Black Boxes to Virtual Boxes
By 2006, the first Blu-Ray discs were released. It became a new floor in our tower. But many argue that it may be the last, in favor of internet streaming. Online video streaming services have had a negative effect on disc players. Consumers realized that access to a large library at a low monthly cost makes more sense than owning shelves of CDs, DVDs or Blu-Rays. Today's internet has plenty of bandwidth to support video streaming. As long as subscribers can continue to access content easily through a cloud-based service, then there will be little desire for ownership.

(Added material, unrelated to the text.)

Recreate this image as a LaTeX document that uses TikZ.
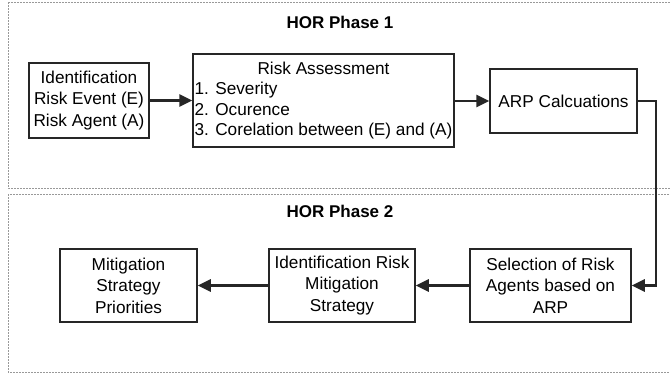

Has the 19" appliance been replaced by software? The limitation of this audio black-box appliance is certainly apparent in today's demanding multi-functional world. Today's consumers expect some combination of Bluetooth, Wireline, WiFi, DLNA20 connectivity or Near Field Communication (NFC) in their consumer electronics. For example, a disc player that can't connect to the Internet has little value to an Internet savvy consumer. A console that doesn't support multi-player gaming over the internet is boring.

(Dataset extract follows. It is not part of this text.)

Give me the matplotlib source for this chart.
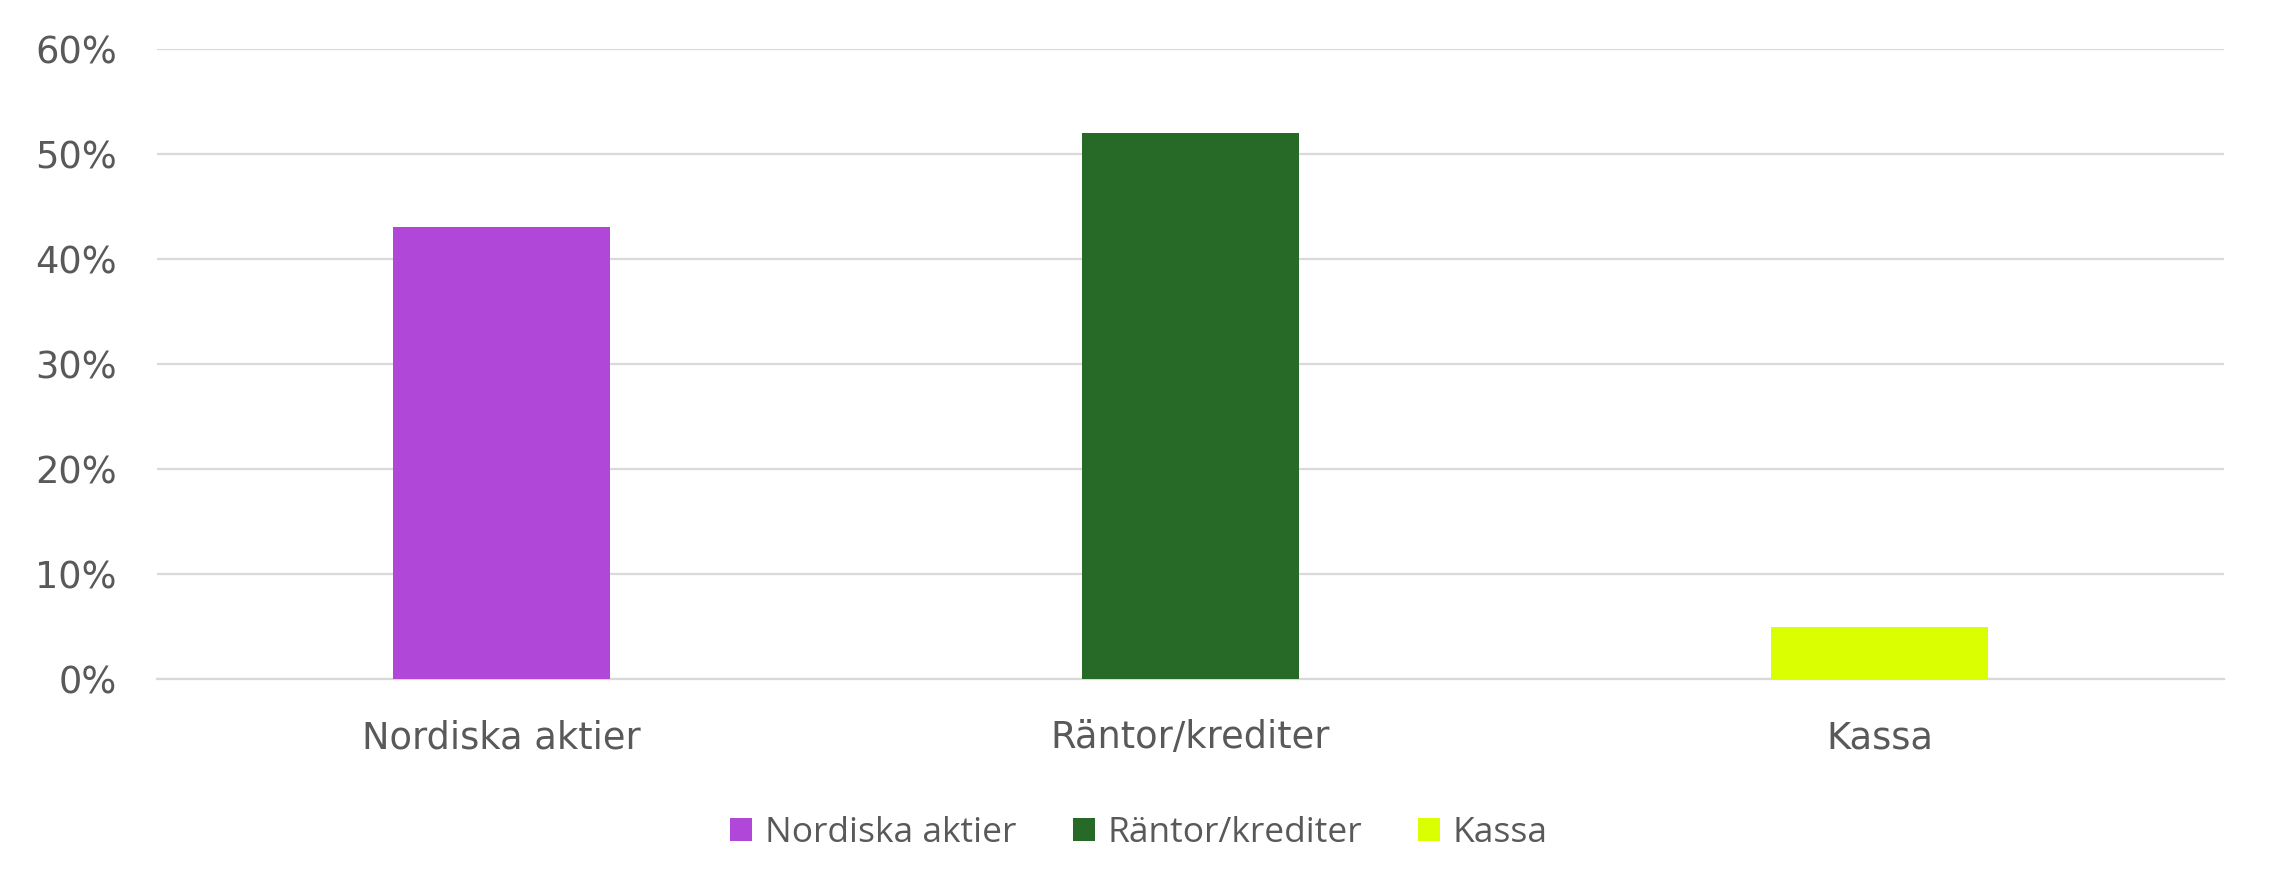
import numpy as np
import matplotlib.pyplot as plt
from matplotlib.patches import Patch
from matplotlib.ticker import PercentFormatter

# Data
categories = ['Nordiska aktier', 'Räntor/krediter', 'Kassa']
values = [43, 52, 5]
colors = ['#B147D8', '#276A27', '#D9FF00']
y_ticks = [0, 10, 20, 30, 40, 50, 60]

text_color = '#595959'

fig = plt.figure(figsize=(22.76, 8.96), dpi=100)
ax = fig.add_axes([157 / 2276, 1 - 679 / 896, (2224 - 157) / 2276, (679 - 49) / 896])

x = np.arange(len(categories))
ax.bar(x, values, width=0.315, color=colors, zorder=3)

ax.set_xlim(-0.5, len(categories) - 0.5)
ax.set_ylim(0, 60)
ax.set_yticks(y_ticks)
ax.yaxis.set_major_formatter(PercentFormatter(decimals=0))
ax.set_xticks(x)
ax.set_xticklabels(categories)

ax.yaxis.grid(True, color='#D9D9D9', linewidth=1.6, zorder=0)
ax.set_axisbelow(True)
for side in ['top', 'right', 'left']:
    ax.spines[side].set_visible(False)
ax.spines['bottom'].set_color('#D9D9D9')
ax.spines['bottom'].set_linewidth(1.6)

ax.tick_params(axis='both', length=0, labelsize=26.5, labelcolor=text_color)
ax.tick_params(axis='y', pad=29)
ax.tick_params(axis='x', pad=29)
for lab in ax.get_xticklabels() + ax.get_yticklabels():
    lab.set_family('DejaVu Sans')

# Legend
handles = [Patch(facecolor=c, label=n) for c, n in zip(colors, categories)]
fig.legend(handles=handles, loc='center', bbox_to_anchor=(1139 / 2276, 1 - 833 / 896),
           ncol=3, frameon=False, handlelength=0.62, handleheight=0.62, handletextpad=0.35,
           columnspacing=1.6, prop={'family': 'Open Sans', 'size': 25.5},
           labelcolor=text_color)

plt.savefig('out.png', dpi=100)
plt.close(fig)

Video, audio and communication is integral to today's gamer. My kids use their PC to connect to Skype and have group chats when playing DayZ, Minecraft or World of Tanks. They use LogMeIn Hamachi to network their computers. They record their gaming experience with Camtasia Studio and share it on their YouTube channel. Many games are not even suitable for disc release. Assassins Creed Unity' for example, is a 42GB download on Ubisoft's Uplay!